The last night I had rest, and this morning arose refreshed, and had sweet liberty at a throne of grace. Walking the deck before breakfast, part of an hymn came to my recollection, and I began to sing "None but Jesus, None but Jesus, None but Jesus, can do helpless sinners good." In the next verse, there is the word Hallelujah; when I came to that, it appeared as if I was in concert with the Heavenly Host; and was so affected, that to avoid observation, and support my weak frame, I was obliged to lean against the pump. Here I cried out to the Heavenly Host, to prostrate themselves still lower at the feet of Jesus; adding if ever I came there, I would so outdo them in this, that they should have nothing to do, but stand still and wonder. This may appear a flight of fancy; nevertheless, I think I have the word of God, in support of an opinion I have long entertained-the idea that the happiness of the holy angels will be increased, by beholding the humble worship of the redeemed ones of Jesus.

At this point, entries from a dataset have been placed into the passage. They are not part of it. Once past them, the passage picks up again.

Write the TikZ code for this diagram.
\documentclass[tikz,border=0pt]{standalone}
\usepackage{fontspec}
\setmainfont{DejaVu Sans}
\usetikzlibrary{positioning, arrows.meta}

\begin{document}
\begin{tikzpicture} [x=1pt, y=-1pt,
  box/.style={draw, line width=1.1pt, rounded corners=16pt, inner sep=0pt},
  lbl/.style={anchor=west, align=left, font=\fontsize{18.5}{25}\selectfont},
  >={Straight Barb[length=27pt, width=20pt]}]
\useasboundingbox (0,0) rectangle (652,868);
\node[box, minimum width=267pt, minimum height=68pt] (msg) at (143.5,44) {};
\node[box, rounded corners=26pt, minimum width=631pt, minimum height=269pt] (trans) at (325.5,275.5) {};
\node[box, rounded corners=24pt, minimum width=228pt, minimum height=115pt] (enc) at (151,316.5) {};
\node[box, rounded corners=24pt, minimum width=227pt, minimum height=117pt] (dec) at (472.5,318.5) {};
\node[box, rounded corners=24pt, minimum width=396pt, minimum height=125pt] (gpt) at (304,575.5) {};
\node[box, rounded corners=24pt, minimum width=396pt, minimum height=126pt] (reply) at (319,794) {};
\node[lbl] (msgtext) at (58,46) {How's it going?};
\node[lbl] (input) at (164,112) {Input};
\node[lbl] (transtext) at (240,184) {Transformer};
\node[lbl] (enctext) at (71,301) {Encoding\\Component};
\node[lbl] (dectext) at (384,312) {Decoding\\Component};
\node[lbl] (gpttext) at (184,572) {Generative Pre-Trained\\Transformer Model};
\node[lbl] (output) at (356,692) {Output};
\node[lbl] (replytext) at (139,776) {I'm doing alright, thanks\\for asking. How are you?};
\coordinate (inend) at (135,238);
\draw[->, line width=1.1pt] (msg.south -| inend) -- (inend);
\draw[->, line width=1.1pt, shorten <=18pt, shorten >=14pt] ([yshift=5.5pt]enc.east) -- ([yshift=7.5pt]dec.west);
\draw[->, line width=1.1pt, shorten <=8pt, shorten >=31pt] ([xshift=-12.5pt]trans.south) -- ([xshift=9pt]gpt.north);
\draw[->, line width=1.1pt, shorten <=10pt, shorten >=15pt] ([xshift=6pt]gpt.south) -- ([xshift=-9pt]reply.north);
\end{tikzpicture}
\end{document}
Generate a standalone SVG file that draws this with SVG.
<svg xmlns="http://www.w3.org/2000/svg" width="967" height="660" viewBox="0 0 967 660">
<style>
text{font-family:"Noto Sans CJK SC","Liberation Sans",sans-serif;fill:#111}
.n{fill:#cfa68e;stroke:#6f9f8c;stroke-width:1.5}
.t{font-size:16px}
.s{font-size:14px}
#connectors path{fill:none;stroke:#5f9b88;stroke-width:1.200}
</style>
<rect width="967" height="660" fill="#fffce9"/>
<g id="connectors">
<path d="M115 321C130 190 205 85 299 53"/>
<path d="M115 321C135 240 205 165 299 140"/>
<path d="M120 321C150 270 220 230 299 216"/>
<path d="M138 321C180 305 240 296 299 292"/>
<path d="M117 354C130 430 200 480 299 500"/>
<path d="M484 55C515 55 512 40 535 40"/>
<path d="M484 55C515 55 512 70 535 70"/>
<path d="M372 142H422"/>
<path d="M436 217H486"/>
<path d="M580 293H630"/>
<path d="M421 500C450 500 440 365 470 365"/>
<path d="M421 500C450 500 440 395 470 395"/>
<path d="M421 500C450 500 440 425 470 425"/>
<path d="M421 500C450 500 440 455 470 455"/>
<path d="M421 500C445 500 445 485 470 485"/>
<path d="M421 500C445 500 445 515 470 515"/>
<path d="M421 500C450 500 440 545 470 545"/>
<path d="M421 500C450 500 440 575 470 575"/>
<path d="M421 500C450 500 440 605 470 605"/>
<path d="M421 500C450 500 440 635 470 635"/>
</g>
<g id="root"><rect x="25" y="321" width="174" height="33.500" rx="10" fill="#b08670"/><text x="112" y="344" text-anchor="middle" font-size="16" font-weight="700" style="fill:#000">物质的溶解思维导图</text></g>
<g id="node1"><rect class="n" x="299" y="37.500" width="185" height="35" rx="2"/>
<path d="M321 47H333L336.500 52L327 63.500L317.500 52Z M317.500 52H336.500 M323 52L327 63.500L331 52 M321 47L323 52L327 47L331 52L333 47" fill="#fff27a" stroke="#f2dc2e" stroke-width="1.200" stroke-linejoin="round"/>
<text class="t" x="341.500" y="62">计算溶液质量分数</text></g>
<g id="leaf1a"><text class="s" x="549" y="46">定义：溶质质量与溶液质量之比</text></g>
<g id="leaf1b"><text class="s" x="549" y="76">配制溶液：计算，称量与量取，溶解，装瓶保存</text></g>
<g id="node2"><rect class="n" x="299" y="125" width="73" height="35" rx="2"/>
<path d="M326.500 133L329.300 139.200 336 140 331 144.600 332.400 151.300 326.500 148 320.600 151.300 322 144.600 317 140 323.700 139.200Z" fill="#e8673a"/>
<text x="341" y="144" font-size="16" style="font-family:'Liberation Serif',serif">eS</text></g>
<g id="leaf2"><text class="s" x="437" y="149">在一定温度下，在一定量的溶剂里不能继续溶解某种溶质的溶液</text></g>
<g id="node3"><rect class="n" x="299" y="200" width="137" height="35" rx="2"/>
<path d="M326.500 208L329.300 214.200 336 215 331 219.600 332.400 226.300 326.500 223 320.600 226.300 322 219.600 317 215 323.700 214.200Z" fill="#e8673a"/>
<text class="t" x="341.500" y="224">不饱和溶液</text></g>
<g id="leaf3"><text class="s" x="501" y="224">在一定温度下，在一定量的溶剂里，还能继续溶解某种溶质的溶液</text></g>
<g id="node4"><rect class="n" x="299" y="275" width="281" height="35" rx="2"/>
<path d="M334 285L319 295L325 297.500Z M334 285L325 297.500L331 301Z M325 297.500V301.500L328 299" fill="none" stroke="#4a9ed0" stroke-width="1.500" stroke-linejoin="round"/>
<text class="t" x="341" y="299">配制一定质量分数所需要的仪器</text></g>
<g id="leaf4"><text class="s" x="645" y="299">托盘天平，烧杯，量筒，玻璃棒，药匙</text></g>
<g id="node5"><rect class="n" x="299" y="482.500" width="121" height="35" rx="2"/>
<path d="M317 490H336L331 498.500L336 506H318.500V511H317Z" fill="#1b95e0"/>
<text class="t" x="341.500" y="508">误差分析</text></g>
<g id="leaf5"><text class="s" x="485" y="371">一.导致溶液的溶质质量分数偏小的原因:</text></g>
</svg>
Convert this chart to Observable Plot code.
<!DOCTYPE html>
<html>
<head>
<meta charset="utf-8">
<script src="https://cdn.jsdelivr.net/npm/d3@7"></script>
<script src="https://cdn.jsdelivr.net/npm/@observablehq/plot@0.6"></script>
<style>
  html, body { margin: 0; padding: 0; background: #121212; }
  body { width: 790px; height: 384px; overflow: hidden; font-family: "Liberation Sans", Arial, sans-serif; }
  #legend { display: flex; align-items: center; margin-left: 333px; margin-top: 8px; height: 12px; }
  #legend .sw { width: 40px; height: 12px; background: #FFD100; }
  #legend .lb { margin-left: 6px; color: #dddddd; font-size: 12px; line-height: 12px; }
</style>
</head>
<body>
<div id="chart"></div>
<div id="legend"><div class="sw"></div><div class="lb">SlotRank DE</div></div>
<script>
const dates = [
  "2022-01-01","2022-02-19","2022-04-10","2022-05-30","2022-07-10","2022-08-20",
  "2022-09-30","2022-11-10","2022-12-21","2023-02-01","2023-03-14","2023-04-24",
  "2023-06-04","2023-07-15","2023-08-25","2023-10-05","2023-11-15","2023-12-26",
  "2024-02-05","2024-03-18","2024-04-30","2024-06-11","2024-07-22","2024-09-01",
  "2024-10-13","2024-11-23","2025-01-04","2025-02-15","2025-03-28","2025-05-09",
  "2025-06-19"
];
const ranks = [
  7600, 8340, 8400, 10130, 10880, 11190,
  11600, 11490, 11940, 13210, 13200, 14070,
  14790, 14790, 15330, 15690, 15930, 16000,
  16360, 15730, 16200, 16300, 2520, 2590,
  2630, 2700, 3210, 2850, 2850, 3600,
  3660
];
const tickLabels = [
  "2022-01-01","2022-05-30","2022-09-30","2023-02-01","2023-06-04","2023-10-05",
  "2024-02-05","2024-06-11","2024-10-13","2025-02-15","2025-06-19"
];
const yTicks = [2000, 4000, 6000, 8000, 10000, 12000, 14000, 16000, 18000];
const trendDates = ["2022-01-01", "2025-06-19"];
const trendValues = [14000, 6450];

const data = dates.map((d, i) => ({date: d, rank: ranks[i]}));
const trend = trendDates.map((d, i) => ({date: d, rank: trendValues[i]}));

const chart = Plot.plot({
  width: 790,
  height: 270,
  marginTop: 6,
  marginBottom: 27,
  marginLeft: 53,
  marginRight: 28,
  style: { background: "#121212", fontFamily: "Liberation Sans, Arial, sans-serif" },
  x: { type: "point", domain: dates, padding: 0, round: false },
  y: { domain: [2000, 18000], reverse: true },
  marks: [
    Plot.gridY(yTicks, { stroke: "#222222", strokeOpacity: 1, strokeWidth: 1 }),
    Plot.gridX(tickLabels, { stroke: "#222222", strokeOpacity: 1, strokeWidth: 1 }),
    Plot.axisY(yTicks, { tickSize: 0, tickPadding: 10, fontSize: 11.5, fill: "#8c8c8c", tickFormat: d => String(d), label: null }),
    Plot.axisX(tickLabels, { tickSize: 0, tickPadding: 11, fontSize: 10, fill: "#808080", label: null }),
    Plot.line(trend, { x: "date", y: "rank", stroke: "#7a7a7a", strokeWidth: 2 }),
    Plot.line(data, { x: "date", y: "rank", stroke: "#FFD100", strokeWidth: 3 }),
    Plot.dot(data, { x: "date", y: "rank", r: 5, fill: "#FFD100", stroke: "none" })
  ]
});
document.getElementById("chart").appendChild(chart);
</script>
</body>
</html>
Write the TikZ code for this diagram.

Another thing I have had a deep sense of in this trial, which is this-That the creature cannot possibly have any thing inherent in itself, that can constitute its happiness; but its happiness is wholly in the blessed God; and were it possible for God to be in the least degree unhappy, the creature must of necessity be miserable. I have many things on my mind, that I wish to express, but you see the paper fails. May a God of grace keep you near to himself, and pour out upon you a spirit of prayer and supplication, that you may often, at a throne of VOL. IX. Ch. Adv.

grace, remember a poor helpless creature, that greatly needs the prayers of others.

January 16th, 1798. My Precious Friend,-It was but a few days after I wrote the other two sheets, before the native unbelief of my heart began to work, and open a way for the enemy to approach. He returned, with I think unusual fury or force, or both, and got as full possession of my powers as he could obtain, without quite destroying me. Truly, my friend, I did appear like one fallen under his enemy, who was continually piercing him in the tenderest parts, with poisoned weapons, that inflamed his blood, and hastened his end. Just such an effect has the fiery darts of Satan on the powers of the soul, which are mostly urging to apostacy, despair, blasphemies, &c. &c. They tend to poison the soul to death, and to drink the spirits up, so that I appeared to be dying by inches; so that despairing of life, I did, on the 14th day of January, warn my officers of my fears, and gave some direction for their future government. It is impossible to give a full description of what has passed in my soul for several days past. There is something descriptive of it in the seventh chapter of Job.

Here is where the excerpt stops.